Susannah Beck

Personal information
- Born: 1 May 1968 (age 58) Yarmouth, Maine, United States

Sport
- Country: United States
- Event(s): Marathon, half marathon
- College team: Yale University

Achievements and titles
- Personal best(s): Marathon: 2:34:44 Half Marathon: 1:13:03 10 km: 33:46

= Susannah Beck =

American distance runner (born 1968)

Susannah Beck (born 1 May 1968) is a retired American distance runner who specialized in marathons and ultra trail running. She placed fourth at the 2000 U.S. Olympic Trials marathon and eighth in 2004. Beck shifted to long-distance trail racing in her later career.

==Early life==
Beck grew up in Yarmouth, Maine and attended the Waynflete School in Portland, Maine for high school. At Waynflete, she was coached by Andy Palmer and became a national-class cross country runner. Beck won the 1985 Maine Class B State Cross Country Championship and placed as high as fifth at the U.S.A National Championship. Beck enrolled at Yale University with the intent to run competitively, but a combination of injuries and stress from school led to her quitting the sport in 1989.

==Career==
After college, Beck moved to Eugene, Oregon for work. There she had access to some of the best fitness terrain in the country and numerous running friends with whom she could train. Beck regained her old form and became a national-class runner once again. Her breakthrough performance came in 1998 when she won the USA 12 km Championship.
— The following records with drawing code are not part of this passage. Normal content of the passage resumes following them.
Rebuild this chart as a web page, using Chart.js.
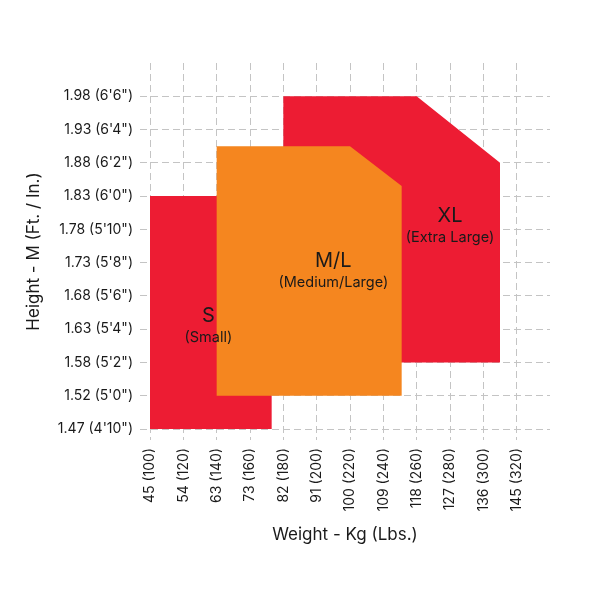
<!DOCTYPE html>
<html>
<head>
<meta charset="utf-8">
<script src="https://cdn.jsdelivr.net/npm/chart.js@4/dist/chart.umd.min.js"></script>
<style>
  html, body { margin: 0; padding: 0; background: #fff; }
  #wrap { width: 598px; height: 598px; }
</style>
</head>
<body>
<div id="wrap"><canvas id="sizeChart"></canvas></div>
<script>
// tick values: weight in lbs, height in inches
const weightLbs = [100, 120, 140, 160, 180, 200, 220, 240, 260, 280, 300, 320];
const weightLabels = ['45 (100)', '54 (120)', '63 (140)', '73 (160)', '82 (180)', '91 (200)',
  '100 (220)', '109 (240)', '118 (260)', '127 (280)', '136 (300)', '145 (320)'];
const heightIn = [58, 60, 62, 64, 66, 68, 70, 72, 74, 76, 78];
const heightLabels = ['1.47 (4\'10")', '1.52 (5\'0")', '1.58 (5\'2")', '1.63 (5\'4")', '1.68 (5\'6")',
  '1.73 (5\'8")', '1.78 (5\'10")', '1.83 (6\'0")', '1.88 (6\'2")', '1.93 (6\'4")', '1.98 (6\'6")'];

// size zones (outline corners, weight lbs / height in)
const sizeNames = ['S', 'M/L', 'XL'];
const sizeSubs = ['(Small)', '(Medium/Large)', '(Extra Large)'];
const sZoneX = [100, 100, 140, 173, 173, 100];
const sZoneY = [58, 72, 72, 68.9, 58, 58];
const mlZoneX = [140, 140, 220, 251, 251, 140];
const mlZoneY = [60, 75, 75, 72.6, 60, 60];
const xlZoneX = [180, 180, 260, 310, 310, 180];
const xlZoneY = [62, 78, 78, 74, 62, 62];
// where each zone's name sits
const labelX = [135, 210, 280];
const labelY = [64.8, 68.1, 70.8];

const RED = '#ED1C33';
const ORANGE = '#F5861F';

function toPoints(xs, ys) {
    return xs.map((x, i) => ({ x: x, y: ys[i] }));
}

// 'order': higher numbers are drawn first (further back)
const zones = [
    { pts: toPoints(xlZoneX, xlZoneY), color: RED, order: 3 },
    { pts: toPoints(sZoneX, sZoneY), color: RED, order: 2 },
    { pts: toPoints(mlZoneX, mlZoneY), color: ORANGE, order: 1 }
];

const zoneLabels = {
    id: 'zoneLabels',
    afterDatasetsDraw(chart) {
        const ctx = chart.ctx;
        const xs = chart.scales.x, ys = chart.scales.y;
        ctx.save();
        ctx.textAlign = 'center';
        ctx.textBaseline = 'middle';
        ctx.fillStyle = '#1a1a1a';
        sizeNames.forEach((name, i) => {
            const px = xs.getPixelForValue(labelX[i]);
            const py = ys.getPixelForValue(labelY[i]);
            ctx.font = '20px Inter';
            ctx.fillText(name, px, py);
            ctx.font = '14.5px Inter';
            ctx.fillText(sizeSubs[i], px, py + 22);
        });
        ctx.restore();
    }
};

const gridStyle = {
    color: '#c4c4c4',
    lineWidth: 1,
    drawTicks: false
};

new Chart(document.getElementById('sizeChart'), {
    type: 'scatter',
    data: {
        datasets: zones.map(z => ({
            data: z.pts,
            order: z.order,
            showLine: true,
            fill: 'shape',
            backgroundColor: z.color,
            borderColor: z.color,
            borderWidth: 0,
            pointRadius: 0,
            tension: 0
        }))
    },
    options: {
        responsive: true,
        maintainAspectRatio: false,
        animation: false,
        layout: { padding: { left: 20, right: 48, top: 63, bottom: 48 } },
        plugins: { legend: { display: false }, tooltip: { enabled: false } },
        scales: {
            x: {
                type: 'linear',
                min: 94,
                max: 340,
                z: 1,
                grid: gridStyle,
                border: { display: false, dash: [7, 4] },
                afterBuildTicks: s => { s.ticks = weightLbs.map(v => ({ value: v })); },
                afterFit: s => { s.height = 110; },
                ticks: {
                    autoSkip: false,
                    minRotation: 90,
                    maxRotation: 90,
                    padding: 8,
                    color: '#1a1a1a',
                    font: { family: 'Inter', size: 14 },
                    callback: v => weightLabels[weightLbs.indexOf(v)]
                },
                title: {
                    display: true,
                    text: 'Weight - Kg (Lbs.)',
                    color: '#1a1a1a',
                    font: { family: 'Inter', size: 17 },
                    padding: { top: 0, bottom: 5 }
                }
            },
            y: {
                type: 'linear',
                min: 57.34,
                max: 80,
                z: 1,
                grid: gridStyle,
                border: { display: false, dash: [7, 4] },
                afterBuildTicks: s => { s.ticks = heightIn.map(v => ({ value: v })); },
                afterFit: s => { s.width = 120; },
                ticks: {
                    autoSkip: false,
                    padding: 7,
                    color: '#1a1a1a',
                    font: { family: 'Inter', size: 14 },
                    callback: v => heightLabels[heightIn.indexOf(v)]
                },
                title: {
                    display: true,
                    text: 'Height - M (Ft. / In.)',
                    color: '#1a1a1a',
                    font: { family: 'Inter', size: 17 },
                    padding: { top: 4, bottom: 0 }
                }
            }
        }
    },
    plugins: [zoneLabels]
});
</script>
</body>
</html>
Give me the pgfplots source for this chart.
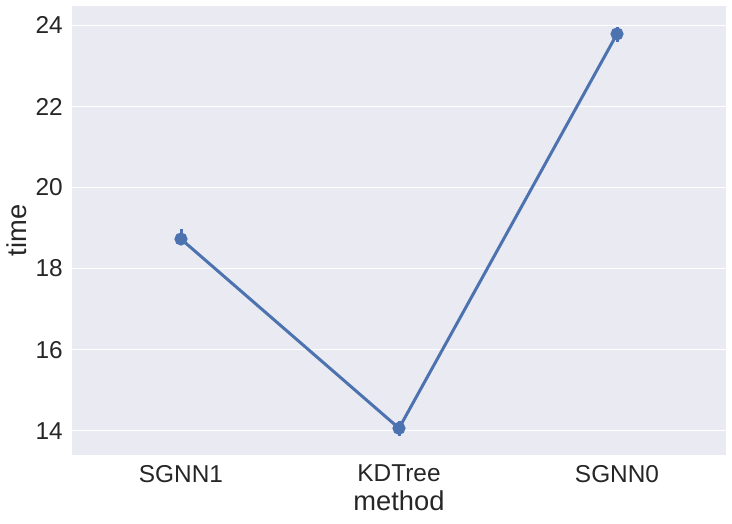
\documentclass[border=0pt]{standalone}
\usepackage{fontspec}
\setmainfont{Liberation Sans}
\usepackage{pgfplots}
\pgfplotsset{compat=1.18}

\definecolor{bgdark}{HTML}{EAEAF2}
\definecolor{sbblue}{HTML}{4C72B0}
\definecolor{txt}{HTML}{262626}

\begin{document}
\begin{tikzpicture}
\begin{axis}[
    scale only axis,
    width=654pt, height=449pt,
    xmin=-0.5, xmax=2.5,
    ymin=13.40, ymax=24.48,
    xtick={0,1,2},
    xticklabels={SGNN1,KDTree,SGNN0},
    ytick={14,16,18,20,22,24},
    /pgf/number format/assume math mode=true,
    axis background/.style={fill=bgdark},
    axis line style={draw=none},
    major tick length=0pt,
    ymajorgrids,
    major grid style={white, line width=1.2pt},
    ticklabel style={font=\fontsize{24.4}{29}\selectfont, text=txt},
    yticklabel style={inner sep=0pt, xshift=-9pt},
    xticklabel style={inner sep=0pt, yshift=-10pt},
    xlabel={method},
    ylabel={time},
    label style={font=\fontsize{27.3}{32}\selectfont, text=txt},
    xlabel style={at={(axis description cs:0.5,0)}, anchor=base, yshift=-55pt},
    ylabel style={at={(axis description cs:0,0.5)}, anchor=south, yshift=45pt, inner sep=0pt},
]
\coordinate (ll) at (rel axis cs:0,0);
\coordinate (ur) at (rel axis cs:1,1);
\addplot[sbblue, line width=3pt, mark=*, mark size=5pt,
    error bars/.cd, y dir=both, y explicit, error mark=none,
    error bar style={line width=3pt, sbblue}]
    coordinates {
    (0,18.73) += (0,0.25) -= (0,0.16)
    (1,14.06) += (0,0.18) -= (0,0.19)
    (2,23.79) += (0,0.17) -= (0,0.20)
    };
\end{axis}
\path ([shift={(-72pt,-68pt)}]ll) rectangle ([shift={(6pt,6pt)}]ur);
\end{tikzpicture}
\end{document}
In 1999, Beck clocked a time of 2:38:50 at Grandma's Marathon in Duluth, MN, which qualified her for the 2000 U.S. Olympic Trials Marathon. At the Olympic Trials in South Carolina, Beck placed fourth of 170 women, narrowly missing an Olympic berth. Later in 2000, she placed third at the USA 25 km Championship and sixth at the USA Half Marathon Championship.

In 2001, Beck finished 15th at the Boston Marathon, third at the USA Half Marathon Championship, and 43rd at the IAAF World Half Marathon Championship in England.

Beck ran 2:36:34 at the 2002 Twin Cities Marathon, which qualified her for the 2004 U.S. Olympic Trials Marathon. In the summer of 2002, Beck placed seventh in a world-class field at the Beach to Beacon 10K with a time of 33:46.

She ran her personal-best half marathon time of 1:13:03 at the 2003 Duluth Half Marathon.

At the 2004 U.S. Olympic Trials Marathon in St. Louis, Beck placed eighth of 121 women in a time of 2:34:44. Later that year, Beck relocated to her home state of Maine and won the Maine Women's division of the Beach to Beacon 10K. She also won the 2004 Mid Winter Classic.

After 2004, Beck shifted her focus to ultra-marathons and trail races. She won the 2008 USA National Championship at 50 miles and finished second at the North Face 50-Miler in San Francisco. USATF named Beck the female Ultra Runner of the Year for 2008.

Other notable trail results include her victory at the Xterra Trail Half Marathon Championship in 2008 and her runner-up finish in the same event in 2009.

Beck was inducted into the Maine Running Hall of Fame in 2014.

==Personal==
Since 2012, Beck has managed her family business, the Maine Environmental Laboratory, in Yarmouth, Maine.